Perceraian sendiri tidak hanya akhir dari sebuah hubungan antara dua insan, namun dalam artian luas yang meiputi anak, harta benda serta lembaga pemerintah dan Allah itu sendiri. Semua yang sudah terlibat ini juga akan menanggung resiko dari perceraian tersebut yang umumnya menciptakan sebuah dampak buruk konflik berkepanjangan.
“Dengan angka cerai yang meningkat 50 kasus dari tahun 2019, dari pihak pemerintah alangkah baiknya menambahkan kegiatan sosialisasi untuk rumah tangga.
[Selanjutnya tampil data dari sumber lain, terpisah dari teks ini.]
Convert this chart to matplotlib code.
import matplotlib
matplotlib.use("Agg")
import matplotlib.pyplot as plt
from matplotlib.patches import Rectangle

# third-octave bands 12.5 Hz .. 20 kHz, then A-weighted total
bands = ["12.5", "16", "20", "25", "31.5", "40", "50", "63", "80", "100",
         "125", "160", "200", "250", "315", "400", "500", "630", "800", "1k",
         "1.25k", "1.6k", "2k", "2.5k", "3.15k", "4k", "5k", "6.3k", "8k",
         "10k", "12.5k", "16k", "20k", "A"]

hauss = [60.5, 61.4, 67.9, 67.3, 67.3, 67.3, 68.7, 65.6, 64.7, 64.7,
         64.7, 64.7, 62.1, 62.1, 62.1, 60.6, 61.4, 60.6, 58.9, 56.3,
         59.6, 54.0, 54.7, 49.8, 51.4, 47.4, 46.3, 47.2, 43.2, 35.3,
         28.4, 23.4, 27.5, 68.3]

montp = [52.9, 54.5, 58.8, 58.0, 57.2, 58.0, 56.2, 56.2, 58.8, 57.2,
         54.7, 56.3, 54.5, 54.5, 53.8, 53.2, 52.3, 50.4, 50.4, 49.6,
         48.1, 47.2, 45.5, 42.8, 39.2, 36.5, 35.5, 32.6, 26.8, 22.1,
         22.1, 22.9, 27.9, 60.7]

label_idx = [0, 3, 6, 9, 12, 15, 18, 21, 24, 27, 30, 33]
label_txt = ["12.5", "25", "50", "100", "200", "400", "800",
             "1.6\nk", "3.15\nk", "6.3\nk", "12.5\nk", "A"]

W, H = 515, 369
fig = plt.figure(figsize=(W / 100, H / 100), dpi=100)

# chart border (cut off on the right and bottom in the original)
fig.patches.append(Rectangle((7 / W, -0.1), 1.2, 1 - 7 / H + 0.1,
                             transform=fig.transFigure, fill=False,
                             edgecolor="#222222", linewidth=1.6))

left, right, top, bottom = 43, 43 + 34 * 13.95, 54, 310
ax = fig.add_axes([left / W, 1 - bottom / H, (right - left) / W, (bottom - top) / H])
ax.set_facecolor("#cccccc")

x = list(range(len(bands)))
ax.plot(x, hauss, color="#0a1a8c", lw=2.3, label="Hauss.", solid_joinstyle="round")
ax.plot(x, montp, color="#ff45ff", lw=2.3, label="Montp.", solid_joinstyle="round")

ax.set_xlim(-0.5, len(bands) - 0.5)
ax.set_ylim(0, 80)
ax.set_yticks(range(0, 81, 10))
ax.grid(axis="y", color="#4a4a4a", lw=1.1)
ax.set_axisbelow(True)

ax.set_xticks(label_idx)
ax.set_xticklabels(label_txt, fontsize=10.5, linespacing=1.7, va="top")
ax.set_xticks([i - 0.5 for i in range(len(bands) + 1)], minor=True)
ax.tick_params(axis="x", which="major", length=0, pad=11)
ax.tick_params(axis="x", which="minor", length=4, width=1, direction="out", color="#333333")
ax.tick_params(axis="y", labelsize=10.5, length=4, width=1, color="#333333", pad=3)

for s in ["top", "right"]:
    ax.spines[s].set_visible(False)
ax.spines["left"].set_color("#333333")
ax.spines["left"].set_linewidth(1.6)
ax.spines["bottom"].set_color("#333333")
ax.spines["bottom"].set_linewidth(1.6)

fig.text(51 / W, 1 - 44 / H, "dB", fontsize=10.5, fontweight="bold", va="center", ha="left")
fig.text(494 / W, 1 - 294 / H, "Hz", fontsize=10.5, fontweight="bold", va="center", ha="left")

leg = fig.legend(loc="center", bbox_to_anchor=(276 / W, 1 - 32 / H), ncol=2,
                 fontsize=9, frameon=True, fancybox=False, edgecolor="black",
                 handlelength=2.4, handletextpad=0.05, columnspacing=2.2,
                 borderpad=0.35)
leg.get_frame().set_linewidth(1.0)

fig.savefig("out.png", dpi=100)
Bukan hanya hal-hal yang berkaitan dengan serimonial dan lainnya, tapi penting juga untuk agenda antisipasi perceraian, agar dapat diminimalisirkan atau tidak ada lagi kasus cerai yang tidak diinginkan,” tuturnya.
Dikatakan Nori, fenomena perceraian terjadi dari 2 perspektif yang berbeda yakni, cerai hidup dan cerai mati. pada umumnya cerai hidup diakibatkan dari dasar ketidakcocokan, perzinahan, KDRT, pertengkaran, ekonomi dan berbagai alasan lain yang di pakai untuk alasan cerai. Sementara cerai mati terjadi karena salah satu pasangan meninggal dunia.
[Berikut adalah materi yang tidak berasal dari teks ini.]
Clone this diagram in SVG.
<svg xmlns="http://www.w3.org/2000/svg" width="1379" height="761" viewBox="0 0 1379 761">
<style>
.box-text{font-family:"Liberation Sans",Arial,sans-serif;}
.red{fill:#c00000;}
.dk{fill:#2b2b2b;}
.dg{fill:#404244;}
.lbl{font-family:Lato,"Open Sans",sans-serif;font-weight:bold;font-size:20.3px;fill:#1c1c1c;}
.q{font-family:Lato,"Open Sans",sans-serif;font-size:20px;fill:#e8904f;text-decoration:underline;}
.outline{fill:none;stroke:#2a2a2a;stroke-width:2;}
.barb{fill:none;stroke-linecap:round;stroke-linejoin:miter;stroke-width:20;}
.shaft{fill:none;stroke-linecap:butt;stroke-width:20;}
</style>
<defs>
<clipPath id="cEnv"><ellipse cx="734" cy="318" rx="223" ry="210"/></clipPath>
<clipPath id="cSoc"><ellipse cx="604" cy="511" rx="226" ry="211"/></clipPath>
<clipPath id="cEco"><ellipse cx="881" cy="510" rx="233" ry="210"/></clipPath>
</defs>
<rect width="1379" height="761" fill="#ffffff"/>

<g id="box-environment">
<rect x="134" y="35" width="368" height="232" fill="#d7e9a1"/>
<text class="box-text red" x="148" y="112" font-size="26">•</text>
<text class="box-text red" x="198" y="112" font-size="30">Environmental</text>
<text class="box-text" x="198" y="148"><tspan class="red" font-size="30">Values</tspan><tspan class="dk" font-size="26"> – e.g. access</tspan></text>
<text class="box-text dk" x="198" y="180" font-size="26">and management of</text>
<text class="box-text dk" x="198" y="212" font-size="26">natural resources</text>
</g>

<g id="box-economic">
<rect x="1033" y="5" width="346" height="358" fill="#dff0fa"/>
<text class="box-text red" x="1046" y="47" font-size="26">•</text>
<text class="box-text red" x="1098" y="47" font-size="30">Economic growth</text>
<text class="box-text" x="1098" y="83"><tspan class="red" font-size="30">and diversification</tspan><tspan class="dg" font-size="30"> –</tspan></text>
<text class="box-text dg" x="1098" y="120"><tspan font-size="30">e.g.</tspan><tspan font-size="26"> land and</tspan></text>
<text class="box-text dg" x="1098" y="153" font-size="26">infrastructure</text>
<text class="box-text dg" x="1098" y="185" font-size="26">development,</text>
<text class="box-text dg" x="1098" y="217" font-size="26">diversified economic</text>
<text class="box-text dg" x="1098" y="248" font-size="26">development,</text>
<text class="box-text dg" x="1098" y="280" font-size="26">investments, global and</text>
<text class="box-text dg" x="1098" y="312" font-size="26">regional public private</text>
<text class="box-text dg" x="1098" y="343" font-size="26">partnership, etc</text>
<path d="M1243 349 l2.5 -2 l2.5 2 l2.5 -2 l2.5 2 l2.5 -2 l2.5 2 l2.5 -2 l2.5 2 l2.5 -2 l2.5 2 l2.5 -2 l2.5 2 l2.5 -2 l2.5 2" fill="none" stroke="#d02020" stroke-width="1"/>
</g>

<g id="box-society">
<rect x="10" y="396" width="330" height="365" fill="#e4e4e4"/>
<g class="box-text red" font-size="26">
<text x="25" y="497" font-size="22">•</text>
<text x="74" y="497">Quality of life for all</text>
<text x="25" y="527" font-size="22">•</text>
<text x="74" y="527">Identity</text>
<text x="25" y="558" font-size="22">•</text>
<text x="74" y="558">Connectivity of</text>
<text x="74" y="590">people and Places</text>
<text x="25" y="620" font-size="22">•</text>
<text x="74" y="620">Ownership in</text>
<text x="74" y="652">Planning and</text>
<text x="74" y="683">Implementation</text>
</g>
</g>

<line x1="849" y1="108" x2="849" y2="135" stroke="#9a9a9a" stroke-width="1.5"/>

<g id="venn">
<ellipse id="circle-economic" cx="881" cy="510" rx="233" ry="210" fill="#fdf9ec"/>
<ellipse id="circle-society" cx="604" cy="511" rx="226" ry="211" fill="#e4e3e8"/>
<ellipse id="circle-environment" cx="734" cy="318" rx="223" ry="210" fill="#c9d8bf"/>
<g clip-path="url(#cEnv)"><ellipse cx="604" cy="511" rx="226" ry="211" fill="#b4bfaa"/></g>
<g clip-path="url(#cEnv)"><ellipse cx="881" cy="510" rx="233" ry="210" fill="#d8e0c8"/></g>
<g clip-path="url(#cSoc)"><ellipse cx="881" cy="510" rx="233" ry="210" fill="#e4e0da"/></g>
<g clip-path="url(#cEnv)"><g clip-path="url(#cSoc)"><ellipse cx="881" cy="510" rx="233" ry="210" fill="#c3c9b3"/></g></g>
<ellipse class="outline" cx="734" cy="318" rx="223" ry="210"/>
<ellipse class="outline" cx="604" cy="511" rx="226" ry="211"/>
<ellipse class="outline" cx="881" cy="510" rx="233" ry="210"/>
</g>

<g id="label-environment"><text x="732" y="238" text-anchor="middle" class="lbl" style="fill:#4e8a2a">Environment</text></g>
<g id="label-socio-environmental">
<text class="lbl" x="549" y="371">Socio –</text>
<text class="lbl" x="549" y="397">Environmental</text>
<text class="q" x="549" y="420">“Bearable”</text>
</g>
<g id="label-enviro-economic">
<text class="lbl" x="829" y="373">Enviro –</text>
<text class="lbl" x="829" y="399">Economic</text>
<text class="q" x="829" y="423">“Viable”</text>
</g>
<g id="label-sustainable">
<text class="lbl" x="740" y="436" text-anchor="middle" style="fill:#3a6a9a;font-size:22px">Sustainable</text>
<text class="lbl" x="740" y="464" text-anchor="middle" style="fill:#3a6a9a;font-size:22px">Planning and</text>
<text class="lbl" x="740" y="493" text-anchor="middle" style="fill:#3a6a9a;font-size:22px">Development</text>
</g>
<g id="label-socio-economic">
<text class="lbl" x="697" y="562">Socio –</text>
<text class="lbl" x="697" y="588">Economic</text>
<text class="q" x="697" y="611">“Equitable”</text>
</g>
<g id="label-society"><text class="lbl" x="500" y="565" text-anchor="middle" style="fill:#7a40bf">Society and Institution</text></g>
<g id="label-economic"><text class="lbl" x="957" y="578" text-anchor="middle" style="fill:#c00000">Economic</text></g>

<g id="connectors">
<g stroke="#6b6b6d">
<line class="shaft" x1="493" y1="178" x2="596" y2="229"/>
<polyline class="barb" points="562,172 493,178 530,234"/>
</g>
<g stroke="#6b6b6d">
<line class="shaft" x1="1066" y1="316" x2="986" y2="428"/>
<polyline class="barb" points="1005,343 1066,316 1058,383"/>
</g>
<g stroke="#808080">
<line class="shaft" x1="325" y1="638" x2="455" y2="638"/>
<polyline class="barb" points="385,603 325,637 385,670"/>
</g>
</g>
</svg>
Dijelaskannya, penyebab dari perceraian yang utama adalah faktor dari manusia itu sendiri dan juga faktor duniawi sekular. Dimana faktor manusia diliputi rasa tidak puas, mau menang sendiri serta sifat egois. Sementara faktor duniawi meliputi perzinahan, materialisme serta kenikmatan duniawi.
Perceraian yang terjadi di dalam keluaga adalah hal yang tidak dikehendaki oleh Allah. Manusia diciptakan laki-laki dan perempuan, mereka hidup bersama dan membangun suatu keluarga yang atas izin dan atas ketetapan Allah itu sendiri.
Perkawinan Adalah Komitmen Monogami Seumur Hidup & Bukan Poligami
Nori memaparkan, larangan perceraian pernikahan haruslah dijunjung
tinggi. Begitu juga dengan sebuah pernikahan harus dijunjung tinggi. Pernikahan yang benar dan merupakan kehendak Allah itu perkawinan monogami sampai akhir hayat.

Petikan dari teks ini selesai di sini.